INSTRUCTION:
Look for the string "this" in the lines and copy each line that has it.

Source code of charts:
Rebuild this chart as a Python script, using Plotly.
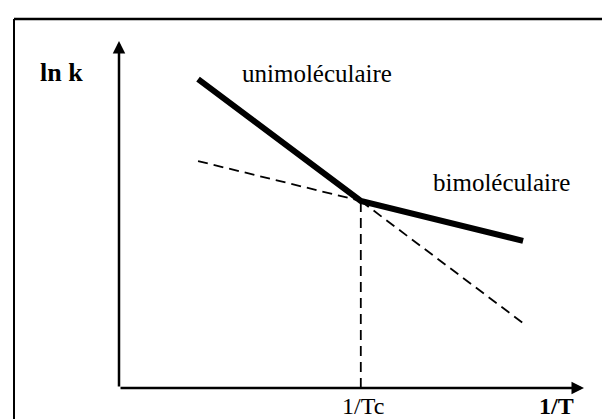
import plotly.graph_objects as go

# Schematic data (arbitrary units): x = 1/T, y = ln k
x_tc = 5.20                      # 1/Tc
uni_x = [1.70, 5.20]             # unimoléculaire regime (solid, steep)
uni_y = [8.90, 5.39]
bi_x = [5.20, 8.69]              # bimoléculaire regime (solid, shallow)
bi_y = [5.39, 4.24]
ext_bi_x = [1.70, 5.20]          # dashed extrapolation of bimoléculaire
ext_bi_y = [6.54, 5.39]
ext_uni_x = [5.20, 8.69]         # dashed extrapolation of unimoléculaire
ext_uni_y = [5.39, 1.87]
tick_labels = ["1/Tc", "<b>1/T</b>"]
tick_pos = [5.25, 9.82]
y_label = "<b>ln k</b>"
regime_labels = ["unimoléculaire", "bimoléculaire"]

FONT = "Liberation Serif"
X0, X1 = 0, 10
Y0, Y1 = 0, 10

# plot area (pixels)
L, R, T, B = 111, 576, 33, 380
W, H = 610, 419


def paper_x(pxl):
    return (pxl - L) / (R - L)


def paper_y(pyl):
    return (B - pyl) / (B - T)


def xfrac(v):
    return (v - X0) / (X1 - X0)


fig = go.Figure()
dash = "10px,6px"
for xs, ys in [(ext_bi_x, ext_bi_y), (ext_uni_x, ext_uni_y),
               ([x_tc, x_tc], [Y0, uni_y[1]])]:
    fig.add_trace(go.Scatter(x=xs, y=ys, mode="lines",
                             line=dict(color="black", width=1.8, dash=dash)))
fig.add_trace(go.Scatter(x=uni_x + bi_x[1:], y=uni_y + bi_y[1:], mode="lines",
                         line=dict(color="black", width=6)))

ann = []
ann.append(dict(x=X1, y=Y0, ax=X0, ay=Y0, xref="x", yref="y", axref="x", ayref="y",
                showarrow=True, arrowhead=2, arrowsize=1, arrowwidth=2.5,
                arrowcolor="black", text=""))
ann.append(dict(x=X0, y=Y1, ax=X0, ay=Y0, xref="x", yref="y", axref="x", ayref="y",
                showarrow=True, arrowhead=2, arrowsize=1, arrowwidth=2.5,
                arrowcolor="black", text=""))
ann.append(dict(x=paper_x(30), y=paper_y(64), xref="paper", yref="paper",
                xanchor="left", yanchor="middle", text=y_label,
                showarrow=False, font=dict(family=FONT, size=26, color="black")))
ann.append(dict(x=4.26, y=9.07, text=regime_labels[0], showarrow=False,
                font=dict(family=FONT, size=25, color="black")))
ann.append(dict(x=8.22, y=5.93, text=regime_labels[1], showarrow=False,
                font=dict(family=FONT, size=25, color="black")))
for t, p in zip(tick_labels, tick_pos):
    ann.append(dict(x=xfrac(p), y=paper_y(B + 18), xref="paper", yref="paper",
                    yanchor="middle", text=t,
                    showarrow=False, font=dict(family=FONT, size=24, color="black")))

fig.update_layout(
    width=W, height=H,
    margin=dict(l=L, r=W - R, t=T, b=H - B),
    paper_bgcolor="white", plot_bgcolor="white",
    showlegend=False,
    xaxis=dict(range=[X0, X1], visible=False, fixedrange=True),
    yaxis=dict(range=[Y0, Y1], visible=False, fixedrange=True),
    annotations=ann,
    shapes=[
        dict(type="line", xref="paper", yref="paper", x0=paper_x(6), x1=paper_x(640),
             y0=paper_y(11), y1=paper_y(11), line=dict(color="black", width=2.5)),
        dict(type="line", xref="paper", yref="paper", x0=paper_x(6), x1=paper_x(6),
             y0=paper_y(440), y1=paper_y(11), line=dict(color="black", width=2)),
    ],
)

fig.write_html("out.html")
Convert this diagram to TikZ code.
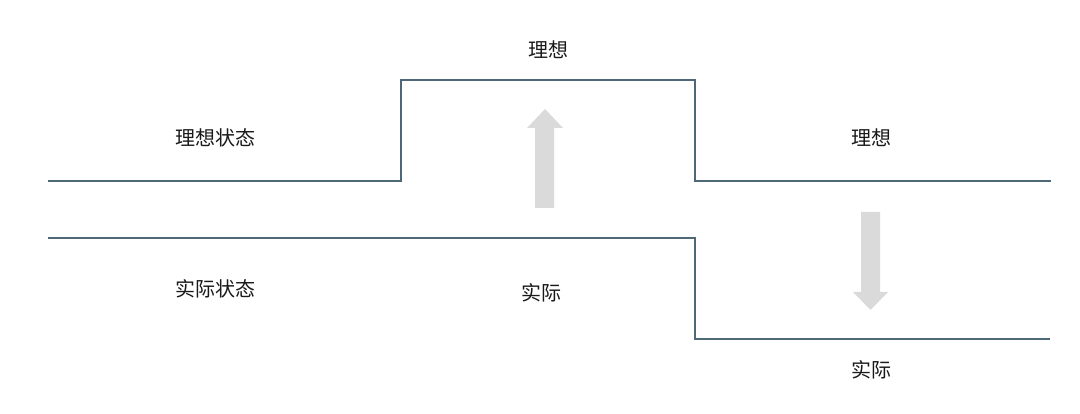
\documentclass[tikz,border=0pt]{standalone}
\usepackage{fontspec}
\newfontfamily\cjk{Noto Sans CJK SC}
\definecolor{linec}{RGB}{78,104,120}
\definecolor{arrowc}{RGB}{218,218,218}
\definecolor{textc}{RGB}{25,25,25}
\begin{document}
\begin{tikzpicture}[x=1pt,y=-1pt,
  lbl/.style={font=\cjk\fontsize{20}{22}\selectfont, text=textc, inner sep=0pt},
  level/.style={draw=linec, line width=2pt, line join=miter},
  bigarrow/.style={fill=arrowc, draw=none}]
\useasboundingbox (0,0) rectangle (1080,414);
% ideal line
\coordinate (i0) at (48,181);
\coordinate (i1) at (401,181);
\coordinate (i2) at (401,80);
\coordinate (i3) at (695,80);
\coordinate (i4) at (695,181);
\coordinate (i5) at (1051,181);
\draw[level] (i0) -- (i1) -- (i2) -- (i3) -- (i4) -- (i5);
% actual line
\coordinate (a0) at (48,238);
\coordinate (a1) at (695,238);
\coordinate (a2) at (695,339);
\coordinate (a3) at (1050,339);
\draw[level] (a0) -- (a1) -- (a2) -- (a3);
% arrows
\fill[bigarrow] (535,208) -- (535,128) -- (527,128) -- (545,109) -- (563,128) -- (554,128) -- (554,208) -- cycle;
\fill[bigarrow] (861,212) -- (861,292) -- (853,292) -- (870.5,310) -- (888,292) -- (880,292) -- (880,212) -- cycle;
% labels
\node[lbl] (t1) at (548,50) {理想};
\node[lbl] (t2) at (215,138) {理想状态};
\node[lbl] (t3) at (871,138) {理想};
\node[lbl] (t4) at (215,289) {实际状态};
\node[lbl] (t5) at (541,293) {实际};
\node[lbl] (t6) at (871,370) {实际};
\end{tikzpicture}
\end{document}
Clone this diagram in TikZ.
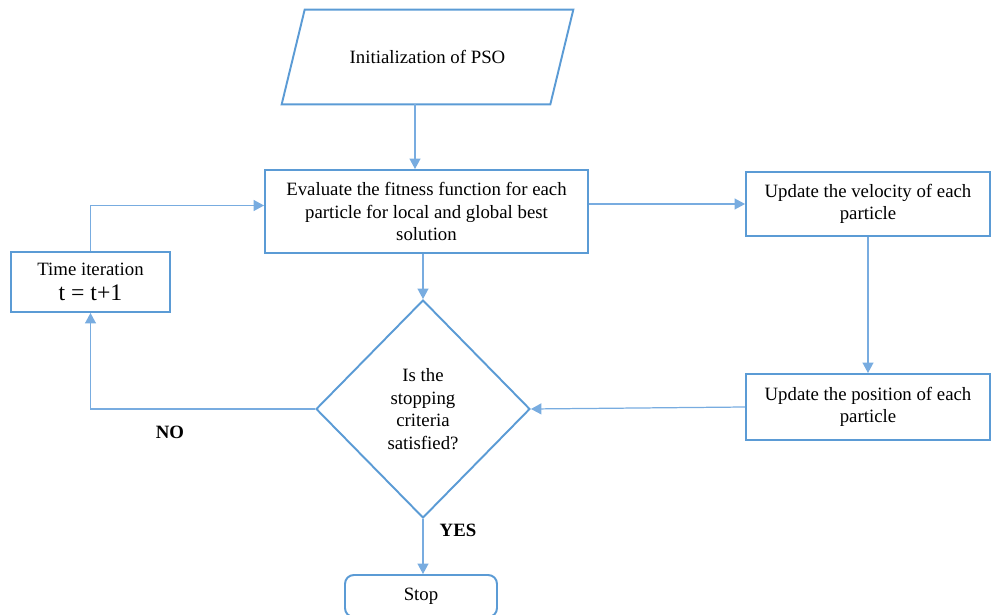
\documentclass[tikz,border=0pt]{standalone}
\usepackage{fontspec}
\setmainfont{Liberation Serif}
\usetikzlibrary{arrows.meta,shapes.geometric}
\definecolor{flowblue}{RGB}{91,155,213}
\definecolor{linkblue}{RGB}{120,172,224}

\begin{document}
\begin{tikzpicture}[x=0.02cm, y=-0.02cm,
	every node/.style={font=\fontsize{10.7}{12.8}\selectfont, align=center},
	>={Triangle[length=2.1mm, width=2.2mm]},
	procbox/.style={draw=flowblue, line width=1.1pt, inner sep=2pt},
	iobox/.style={draw=flowblue, line width=1.1pt, line join=miter},
	decision/.style={draw=flowblue, line width=1.1pt, diamond, inner sep=0pt, minimum width=4.28cm, minimum height=4.36cm},
	link/.style={->, draw=linkblue, line width=0.7pt}]
	\useasboundingbox (0,0) rectangle (992,615);
	% blocks
	\node[minimum width=5.36cm, minimum height=1.88cm] (init) at (427.5,57) {Initialization of PSO};
	\draw[iobox] ([xshift=-0.23cm]init.south west) -- ([xshift=0.23cm]init.north west)
		-- ([xshift=0.23cm]init.north east) -- ([xshift=-0.23cm]init.south east) -- cycle;
	\node[procbox, minimum width=6.46cm, minimum height=1.66cm] (eval) at (426.5,211.5)
		{Evaluate the fitness function for each\\particle for local and global best\\solution};
	\node[procbox, minimum width=4.88cm, minimum height=1.28cm] (vel) at (868,204)
		{Update the velocity of each\\particle};
	\node[procbox, minimum width=4.88cm, minimum height=1.32cm] (pos) at (868,407)
		{Update the position of each\\particle};
	\node[decision] (check) at (423,409) {Is the\\stopping\\criteria\\satisfied?};
	\node[procbox, minimum width=3.18cm, minimum height=1.2cm] (time) at (90.5,282)
		{Time iteration\\[1pt]{\fontsize{13.5}{15}\selectfont t = t+1}};
	\node[procbox, rounded corners=5pt, minimum width=3.04cm, minimum height=0.84cm] (stop) at (421,596) {Stop};
	% labels
	\node[font=\fontsize{10.7}{12.8}\selectfont\bfseries] (no) at (170,432) {NO};
	\node[font=\fontsize{10.7}{12.8}\selectfont\bfseries] (yes) at (458,530) {YES};
	% connectors
	\draw[link] ([xshift=-0.25cm]init.south) -- ([xshift=-0.25cm]init.south |- eval.north);
	\draw[link] (vel.west -| eval.east) -- (vel.west);
	\draw[link] (vel.south) -- (pos.north);
	\draw[link] (pos.west) -- (check.east);
	\draw[link] (check.north |- eval.south) -- (check.north);
	\draw[link] (check.west) -| (time.south);
	\draw[link] (time.north) |- ([yshift=0.12cm]eval.west);
	\draw[link] (check.south) -- (check.south |- stop.north);
\end{tikzpicture}
\end{document}
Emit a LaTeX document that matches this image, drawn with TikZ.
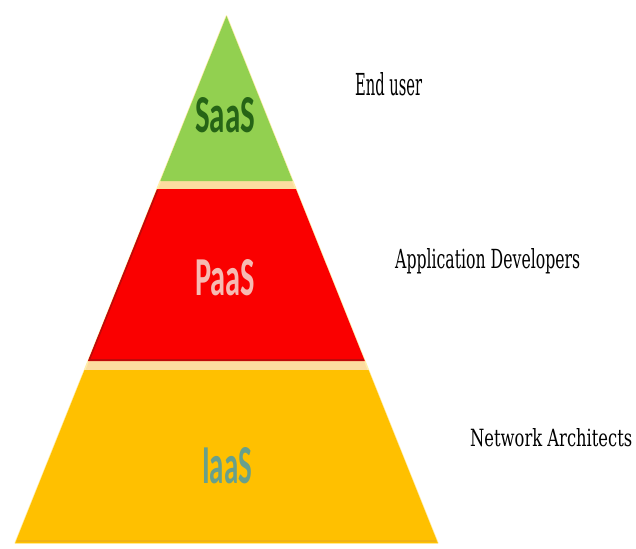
\documentclass[tikz,border=0pt]{standalone}
\usepackage{fontspec}
\usepackage{graphicx}
\setmainfont{DejaVu Serif}
\newfontfamily\tierfont{Carlito}
\definecolor{saasgreen}{RGB}{146,208,80}
\definecolor{paasred}{RGB}{250,0,0}
\definecolor{paasedge}{RGB}{190,10,10}
\definecolor{iaasgold}{RGB}{255,192,0}
\definecolor{iaasedge}{RGB}{240,178,20}
\definecolor{seam}{RGB}{252,220,160}
\definecolor{halo}{RGB}{255,238,170}
\definecolor{saastext}{RGB}{38,100,22}
\definecolor{paastext}{RGB}{246,186,178}
\definecolor{iaastext}{RGB}{104,160,140}
\tikzset{
  tier/.style={anchor=base, inner sep=0pt, font=\tierfont\bfseries},
  role/.style={anchor=base west, inner sep=0pt, text=black, font=\fontsize{20}{20}\selectfont}
}
\begin{document}
\begin{tikzpicture}[x=1pt, y=-1pt]
  \useasboundingbox[fill=white] (0,0) rectangle (636,548);
  % whole pyramid, showing through as the seams between tiers
  \fill[seam, draw=halo, line width=1.5pt, line join=round]
    (226.5,16) -- (437.8,543) -- (15.2,543) -- cycle;
  % top tier
  \fill[saasgreen] (226.5,16) -- (292.7,181) -- (160.3,181) -- cycle;
  % middle tier
  \fill[paasred] (157.1,189) -- (295.9,189) -- (364.8,361) -- (88.2,361) -- cycle;
  \draw[paasedge, line width=1.6pt] (157.6,190) -- (89.2,360) -- (364,360);
  % bottom tier
  \fill[iaasgold] (84.5,370) -- (368.5,370) -- (437.8,543) -- (15.2,543) -- cycle;
  \draw[iaasedge, line width=2pt] (17,540.5) -- (436,540.5);
  % tier names
  \node[tier, text=saastext] (saas) at (225,132) {\resizebox{60pt}{35pt}{SaaS}};
  \node[tier, text=paastext] (paas) at (225,295) {\resizebox{60pt}{36pt}{PaaS}};
  \node[tier, text=iaastext] (iaas) at (227,483) {\resizebox{50pt}{36pt}{IaaS}};
  % who works at each tier
  \node[role] (enduser) at (355,96) {\resizebox{67pt}{23pt}{End user}};
  \node[role] (appdev) at (395,268) {\resizebox{185pt}{20pt}{Application Developers}};
  \node[role] (netarch) at (470,446) {\resizebox{162pt}{18pt}{Network Architects}};
\end{tikzpicture}
\end{document}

RESPONSE TO THE TASK:
Rebuild this chart as a Python script, using Plotly.
Convert this diagram to TikZ code.
Clone this diagram in TikZ.
Emit a LaTeX document that matches this image, drawn with TikZ.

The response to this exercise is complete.